「(トヨタ自動車との)提携は本日スタートする」。2017年2月6日、2016年度第3四半期の決算会見に登壇したスズキ代表取締役副会長の原山保人氏は宣言した。2016年10月に提携に向けた協議を開始すると発表してから100日以上が経過し、ついに始まった両社の協業。気になるのは中身だ。

4つの分野で事業性調査

両社は2月6日、業務提携に向けた検討を開始することで覚書を締結した。発表によると、協業の可能性がある分野は「環境技術」、「安全技術」、「情報技術」、「商品・ユニット補完」などとなっている。

例えば環境技術1つをとってみても、電気自動車やハイブリッド車など内容は様々なわけだが、具体的な協業領域について原山副会長は明言を避け、これから「フィージビリティスタディ(事業性調査)」を実施すると述べるにとどめた。スズキと同じ日に決算会見を行ったトヨタの早川茂取締役・専務執行役員も具体的なことには言及しなかった。

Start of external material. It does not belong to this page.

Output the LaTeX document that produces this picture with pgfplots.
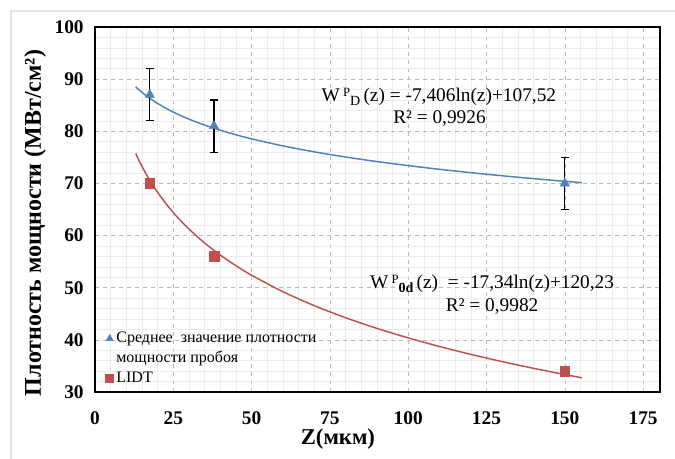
\documentclass[border=0pt]{standalone}
\usepackage{fontspec}
\setmainfont{Liberation Serif}
\usepackage{pgfplots}
\pgfplotsset{compat=1.18}
\definecolor{bl}{RGB}{79,129,189}
\definecolor{rd}{RGB}{192,80,77}
\begin{document}
\begin{tikzpicture}
\path[use as bounding box] (-71.25pt,-50.25pt) rectangle (435pt,294pt);
\draw[gray!20, line width=0.8pt] (-63pt,-50.25pt) -- (-63pt,285.75pt) -- (435pt,285.75pt);
\begin{axis}[
  at={(0pt,0pt)}, anchor=south west,
  width=423.75pt, height=273.75pt, scale only axis,
  xmin=0, xmax=180.4, ymin=30, ymax=100,
  xtick={0,25,...,175}, ytick={30,40,...,100},
  xticklabels={0,25,50,75,100,125,150,175},
  yticklabels={30,40,50,60,70,80,90,100},
  minor x tick num=4, minor y tick num=4,
  grid=both,
  major grid style={dashed, gray!55, line width=0.4pt},
  minor grid style={gray!15, line width=0.4pt},
  tick style={draw=none},
  axis line style={black, line width=0.9pt},
  tick label style={font=\fontsize{14.5}{16}\selectfont\bfseries},
  yticklabel style={xshift=-5pt},
  xticklabel style={yshift=-11pt},
  xlabel={Z(мкм)},
  xlabel style={at={(axis description cs:0.43,-0.129)}, anchor=center, font=\fontsize{17}{19}\selectfont\bfseries},
  ylabel={Плотность мощности (МВт/см²)},
  ylabel style={at={(axis description cs:-0.106,0.463)}, anchor=center, font=\fontsize{18}{20}\selectfont\bfseries},
  legend style={at={(axis description cs:0.003,0.01)}, anchor=south west, draw=none, fill=none,
    font=\fontsize{12}{14}\selectfont, row sep=1pt, inner sep=1pt},
  legend cell align=left,
]
% trend lines
\addplot[bl, line width=1.1pt, smooth, forget plot] coordinates {
 (13,88.524) (14,87.975) (16,86.986) (18,86.114) (20,85.334) (23,84.298) (26,83.390)
 (30,82.331) (35,81.189) (40,80.200) (45,79.328) (50,78.548) (60,77.198) (70,76.056)
 (80,75.067) (90,74.194) (100,73.414) (110,72.708) (120,72.064) (130,71.471)
 (140,70.922) (150,70.411) (155.5,70.145)};
\addplot[rd, line width=1.1pt, smooth, forget plot] coordinates {
 (13,75.754) (14,74.468) (16,72.153) (18,70.110) (20,68.285) (23,65.860) (26,63.735)
 (30,61.253) (35,58.581) (40,56.265) (45,54.222) (50,52.396) (60,49.235) (70,46.561)
 (80,44.246) (90,42.203) (100,40.376) (110,38.723) (120,37.215) (130,35.828)
 (140,34.543) (150,33.346) (155.5,32.722)};
% data
\addplot[only marks, mark=triangle*, mark size=4pt, color=bl, forget plot,
  error bars/.cd, y dir=both, y explicit,
  error bar style={black, line width=0.8pt},
  error mark options={black, rotate=90, mark size=3pt, line width=0.8pt}]
  coordinates {(17.5,87) +- (0,5) (38,81) +- (0,5) (150,70) +- (0,5)};
\addplot[only marks, mark=square*, mark size=3.6pt, color=rd, forget plot]
  coordinates {(17.5,70) (38,56) (150,34)};
\addlegendimage{only marks, mark=triangle*, mark size=3pt, color=bl}
\addlegendentry{Среднее\ \ значение плотности}
\addlegendimage{empty legend}
\addlegendentry{мощности пробоя}
\addlegendimage{only marks, mark=square*, mark size=3pt, color=rd}
\addlegendentry{LIDT}
% equations
\node[font=\fontsize{14.5}{16}\selectfont] at (axis cs:109.8,86.6)
 {W\,\raisebox{0.6ex}{\fontsize{9.5}{9.5}\selectfont P}\raisebox{-0.45ex}{\fontsize{10.5}{10.5}\selectfont D}\,(z) = -7,406ln(z)+107,52};
\node[font=\fontsize{14.5}{16}\selectfont] at (axis cs:110,82.5) {R² = 0,9926};
\node[font=\fontsize{14.5}{16}\selectfont] at (axis cs:126.8,50.7)
 {W\,\raisebox{0.6ex}{\fontsize{9.5}{9.5}\selectfont P}\raisebox{-0.45ex}{\fontsize{10.5}{10.5}\selectfont\bfseries 0d}\,(z)\ \ = -17,34ln(z)+120,23};
\node[font=\fontsize{14.5}{16}\selectfont] at (axis cs:126.8,46.3) {R² = 0,9982};
\end{axis}
\end{tikzpicture}
\end{document}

同日に決算会見に登壇したスズキの原山副会長(左側)とトヨタの早川取締役・専務執行役員

提携に両社が望むものは

覚書締結を受けてコメントを出したスズキの鈴木修会長は、今回の提携を「将来技術の開発に懸念を抱えるスズキから求めた提携関係」と表現している。電動化や知能化といった最先端の技術がトレンドとなる自動車業界を1社で乗り切っていくのは、資金面をみても人的資源をみても厳しいとの見方を端的に示した言葉だ。2016年10月の会見では、「良品廉価のクルマづくりでは行き詰まってしまう」と鈴木会長が語っていたのが印象的だった。

2016年10月の会見に登場したトヨタの豊田章夫社長(左側)とスズキの鈴木修会長

トヨタとの提携により、スズキは最先端技術にキャッチアップできる可能性が出てきた。それではトヨタはスズキに何を望んでいるのか。おそらく、豊田社長が昨年10月の会見で何度も言及していた「標準化」と「仲間づくり」という考え方がポイントになる。

クルマの最先端技術については国境を越えたチーム分けが進んでおり、いまや複数の企業グループによる開発競争の様相を呈している。これからの技術については、いかに自分達の陣営に多くの仲間を作り、世界標準の構築を進めるかが重要になる。年間300万台の自動車を作るスズキと組むことは、トヨタにとってもメリットがあるのだろう。

原山副会長によると、両社によるフィージビリティスタディは覚書を締結した2月6日から始まっているとのこと。両社は協業できる領域を見極めてから、個別の提携交渉を進めるという。資本提携の可能性については、昨年10月に両社トップが語った「ゆっくり考える」という言葉を引用し、現在も状況は変わっていないとしたトヨタとスズキ。提携は一歩前進というところだ。